Confieso que no sé por dónde empezar esta dolorosa comunicación. Ha muerto Pablo Pascual Moncayo, nuestro querido Pablo, amigo, camarada. Nada será igual sin él. Sus funerales revelaron lo que todos sabíamos. Más allá de diferencias, edades, sexos, posiciones políticas, Pablo fue capaz de unir, atando los mejores rasgos de cada persona en una red de invisible generosidad. Cada uno puede contar su historia con Pablo y siempre destacarán valores recurrentes: la vitalidad, el humor, la fidelidad y la inteligencia política y carismática.
Se hizo hombre sin renunciar a la frescura a veces brutal de la secundaria, a la camaradería desinteresada y juvenil de la palomilla del barrio donde las relaciones humanas se reparten gregariamente entre los cuates y los demás, siempre atento al clasismo narvartiano que divide al mundo en dos categorías no por descriptivas inexactas: los ``popis'' y los ``piojos''. En ese mundo primigenio, la primera rebelión espiritual es un acto liberador contra la simulación religiosa. No será la única en esos años de formación. Pablo es todo sentidos, un antisolemne nato; una fuerza de la naturaleza, un libertario, una estrella polar. Reacio a los lazos formales, prefiere la fraternidad y apuesta por ella: la familia como interpretación de la libertad: Yocasta o el amor, las ganas de vivir, el humor, el valor, a veces temerario. La solidaridad como vocación. Fue el mejor amigo de muchos de sus amigos, un compañero, un hermano. Pablo amó la vida; y de la vida las mujeres. Tuvo amores, amantes y amigas, verdaderas amigas. Pero su pasión vital fue la política.
Como otros jóvenes estudiantes participa intensamente en el movimiento de 1968. La torpeza autoritaria que precede y sigue a la tragedia del 2 de octubre, define las preocupaciones y las perspectivas personales que lo marcarán definitivamente. Pero a diferencia de muchos activistas de entonces, Pablo renuncia a ser el tedioso lector de manuales. Tampoco ansía convertirse en el producto clónico de las nuevas sectas que agobian con su ferocidad fraseológica al movimiento universitario. Al contrario, asume su postura sin renunciar a lo que es, asimilando la radicalidad de los cambios culturales, políticos y morales que transformaron a México y al mundo, sin conflicto ideológico con la modernidad que en el fondo del país empuja, justamente, a cambiar la vida, a imaginar una sociedad libre, sin efigies de utilería, un socialismo laico, fraternal, solidario, universal, democrático, en sintonía con los colores básicos de la época pero sin renunciar a la raíz de la nación, lección bien aprendida de Rafael Galván, como bien lo ha dicho Raúl Trejo hace unos días.

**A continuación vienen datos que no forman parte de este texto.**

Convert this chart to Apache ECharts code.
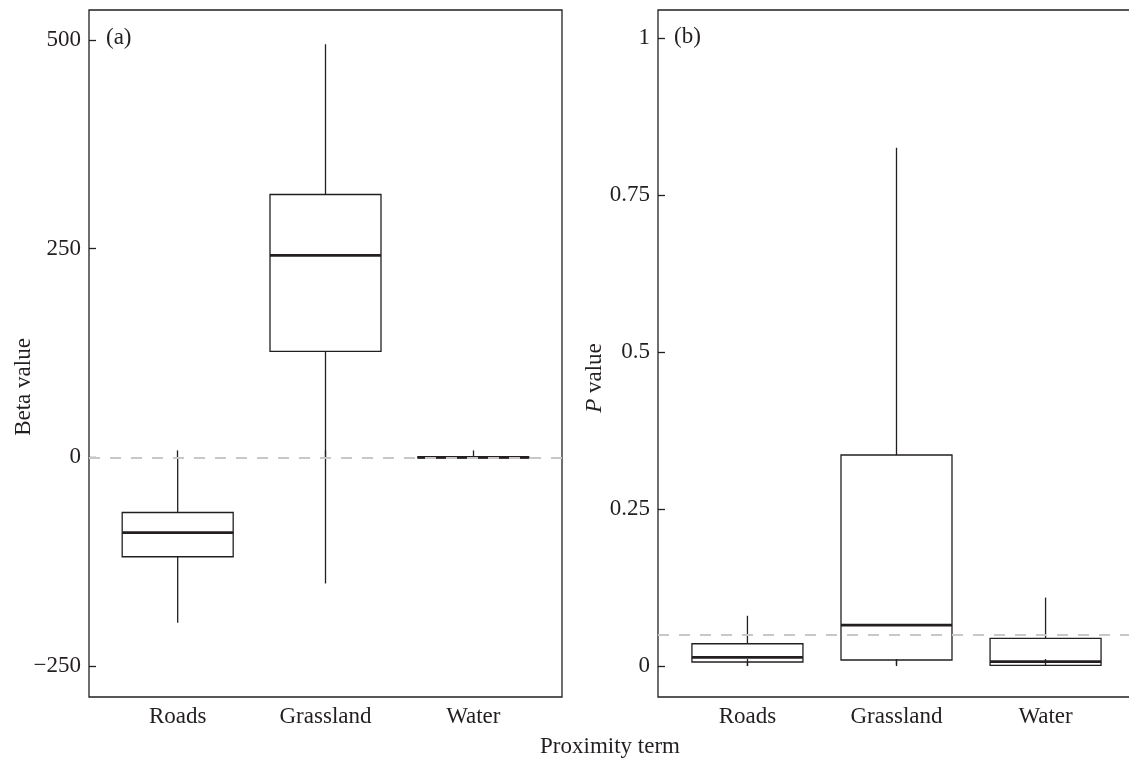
<!DOCTYPE html>
<html>
<head>
<meta charset="utf-8">
<script src="https://cdn.jsdelivr.net/npm/echarts@6/dist/echarts.min.js"></script>
<style>
    html, body {margin: 0; padding: 0; background: #fff;}
    #chart {width: 1129px; height: 759px;}
</style>
</head>
<body>
<div id="chart"></div>
<script>
// ------------------ data ------------------
var categories = ['Roads', 'Grassland', 'Water'];
var categoryPos = [1, 2, 3];

// [min, Q1, median, Q3, max]
var betaRoads = [-198, -119, -90, -66, 0];
var betaGrassland = [-151, 127, 242, 315, 495];
var betaWater = [-1, -0.6, 0, 0.6, 1];

var pRoads = [0.0, 0.0064, 0.0138, 0.0355, 0.080];
var pGrassland = [0.002, 0.0096, 0.065, 0.336, 0.825];
var pWater = [0.0, 0.001, 0.0069, 0.044, 0.109];

var betaTicks = [-250, 0, 250, 500];
var pTicks = [0, 0.25, 0.5, 0.75, 1];
var betaRef = 0;
var pRef = 0.05;

// ------------------ style ------------------
var INK = '#231f20';
var FONT = '"Liberation Serif", "DejaVu Serif", serif';
var FS = 23;
var BOX_W = 111;

function rows(list) {
    var out = [];
    for (var i = 0; i < list.length; i++) {
        out.push([categoryPos[i]].concat(list[i]));
    }
    return out;
}

function renderBox(params, api) {
    var x = api.value(0);
    var lo = api.coord([x, api.value(1)]);
    var q1 = api.coord([x, api.value(2)]);
    var med = api.coord([x, api.value(3)]);
    var q3 = api.coord([x, api.value(4)]);
    var hi = api.coord([x, api.value(5)]);
    var half = BOX_W / 2;
    var ls = {stroke: INK, lineWidth: 1.3};
    return {
        type: 'group',
        children: [
            {type: 'line', shape: {x1: hi[0], y1: hi[1], x2: q3[0], y2: q3[1]}, style: ls},
            {type: 'line', shape: {x1: q1[0], y1: q1[1], x2: lo[0], y2: lo[1]}, style: ls},
            {type: 'rect', shape: {x: q3[0] - half, y: q3[1], width: BOX_W, height: q1[1] - q3[1]},
                style: {fill: 'none', stroke: INK, lineWidth: 1.3}},
            {type: 'line', shape: {x1: med[0] - half, y1: med[1], x2: med[0] + half, y2: med[1]},
                style: {stroke: INK, lineWidth: 2.8}}
        ]
    };
}

function tickFmt(v) {
    return v < 0 ? '\u2212' + Math.abs(v) : String(v);
}

function xAxisFor(idx) {
    return {
        gridIndex: idx,
        type: 'value',
        min: 0.4,
        max: 3.6,
        axisLine: {show: false},
        splitLine: {show: false},
        axisTick: {inside: true, length: 7, customValues: categoryPos, lineStyle: {color: INK, width: 1.3}},
        axisLabel: {
            customValues: categoryPos,
            margin: 8,
            color: INK, fontFamily: FONT, fontSize: FS,
            formatter: function (v) { return categories[Math.round(v) - 1]; }
        }
    };
}

function yAxisFor(idx, min, max, ticks) {
    return {
        gridIndex: idx,
        type: 'value',
        min: min,
        max: max,
        axisLine: {show: false},
        splitLine: {show: false},
        axisTick: {inside: true, length: 7, customValues: ticks, lineStyle: {color: INK, width: 1.3}},
        axisLabel: {
            customValues: ticks,
            margin: 8,
            color: INK, fontFamily: FONT, fontSize: FS,
            formatter: tickFmt
        }
    };
}

function refLine(value) {
    return {
        silent: true,
        symbol: ['none', 'none'],
        label: {show: false},
        lineStyle: {color: '#c8c8c8', width: 2, type: [11, 10]},
        data: [{yAxis: value}]
    };
}

function drawChart() {
    var myChart = echarts.init(document.getElementById('chart'));
    var option = {
        backgroundColor: '#fff',
        animation: false,
        grid: [
            {left: 89, top: 10, width: 473, height: 687, show: true, borderColor: INK, borderWidth: 1.3,
                outerBoundsMode: 'none', containLabel: false},
            {left: 658, top: 10, width: 477, height: 687, show: true, borderColor: INK, borderWidth: 1.3,
                outerBoundsMode: 'none', containLabel: false}
        ],
        xAxis: [xAxisFor(0), xAxisFor(1)],
        yAxis: [
            yAxisFor(0, -287, 536, betaTicks),
            yAxisFor(1, -0.0493, 1.0445, pTicks)
        ],
        series: [
            {
                name: 'Beta value',
                type: 'custom',
                xAxisIndex: 0,
                yAxisIndex: 0,
                renderItem: renderBox,
                encode: {x: 0, y: [1, 2, 3, 4, 5]},
                data: rows([betaRoads, betaGrassland, betaWater]),
                markLine: refLine(betaRef)
            },
            {
                name: 'P value',
                type: 'custom',
                xAxisIndex: 1,
                yAxisIndex: 1,
                renderItem: renderBox,
                encode: {x: 0, y: [1, 2, 3, 4, 5]},
                data: rows([pRoads, pGrassland, pWater]),
                markLine: refLine(pRef)
            }
        ],
        graphic: [
            {type: 'text', left: 106, top: 26, style: {text: '(a)', fill: INK, font: FS + 'px ' + FONT}},
            {type: 'text', left: 674, top: 25, style: {text: '(b)', fill: INK, font: FS + 'px ' + FONT}},
            {
                type: 'text', x: 24, y: 387, rotation: Math.PI / 2,
                style: {text: 'Beta value', fill: INK, font: FS + 'px ' + FONT, textAlign: 'center', textVerticalAlign: 'middle'}
            },
            {
                type: 'text', x: 595, y: 378, rotation: Math.PI / 2,
                style: {
                    text: '{i|P} value', fill: INK, font: FS + 'px ' + FONT, textAlign: 'center', textVerticalAlign: 'middle',
                    rich: {i: {fontStyle: 'italic', fontFamily: FONT, fontSize: FS, fill: INK}}
                }
            },
            {
                type: 'text', x: 610, y: 747,
                style: {text: 'Proximity term', fill: INK, font: FS + 'px ' + FONT, textAlign: 'center', textVerticalAlign: 'middle'}
            }
        ]
    };
    myChart.setOption(option);
}
drawChart();
</script>
</body>
</html>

Con esa actitud abierta y comprometida, Pablo destaca en varios de los proyectos políticos que ayudaron a definir el perfil de la izquierda mexicana de fines del siglo XX. Menciono dos: la formación del sindicalismo universitario en el seno de la insurgencia de masas de los años 70, y el largo proceso hacia la unidad de la izquierda, donde Pablo tuvo siempre un papel privilegiado. Puntal en la revista Punto crítico, dirigente y eje del Movimiento de Acción Popular, miembro de la dirección del PSUM, del PMS, y finalmente fundador del PRD, Pablo Pascual dedicó su vida a construir una alternativa socialista capaz de superar críticamente tanto las viejas posturas de la izquierda sectaria como el radicalismo de los neorrevolucionarios recién estrenados.
Su actividad personal fue decisiva para forjar una visión de la política que a mi manera de ver es indispensable para la acción democrática, aquella que enfatiza, justamente, la necesidad de avanzar a través de las instituciones, combinando la acción independiente de la sociedad con el ejercicio adecuado de las políticas públicas, que no escatima recursos para crear consensos en torno a reformas, sin detrimento de un proyecto de futuro basado en la equidad y la justicia, pero se niega a mimetizarse en la indefinición ideológica, ahora tan en boga. En suma: una actitud definitivamente abierta al descubrimiento, a la invención, a la imaginación política.
Dos palabras finales. De Pablo retengo, aparte de su cariño y del valor, a veces temerario, la presencia de ánimo, esa serenidad tranquilizante, templanza decían los antiguos, que nos brindó siempre en los momentos más difíciles de este peregrinar. ¿Cómo olvidar, por ejemplo, aquéllos desoladores días de locura y muerte del 72? Prefiero no hacerlo y quedarme con el Pablo que todos quisimos, festivo y sentimental, nuestro querido Pablo, amigo por siempre.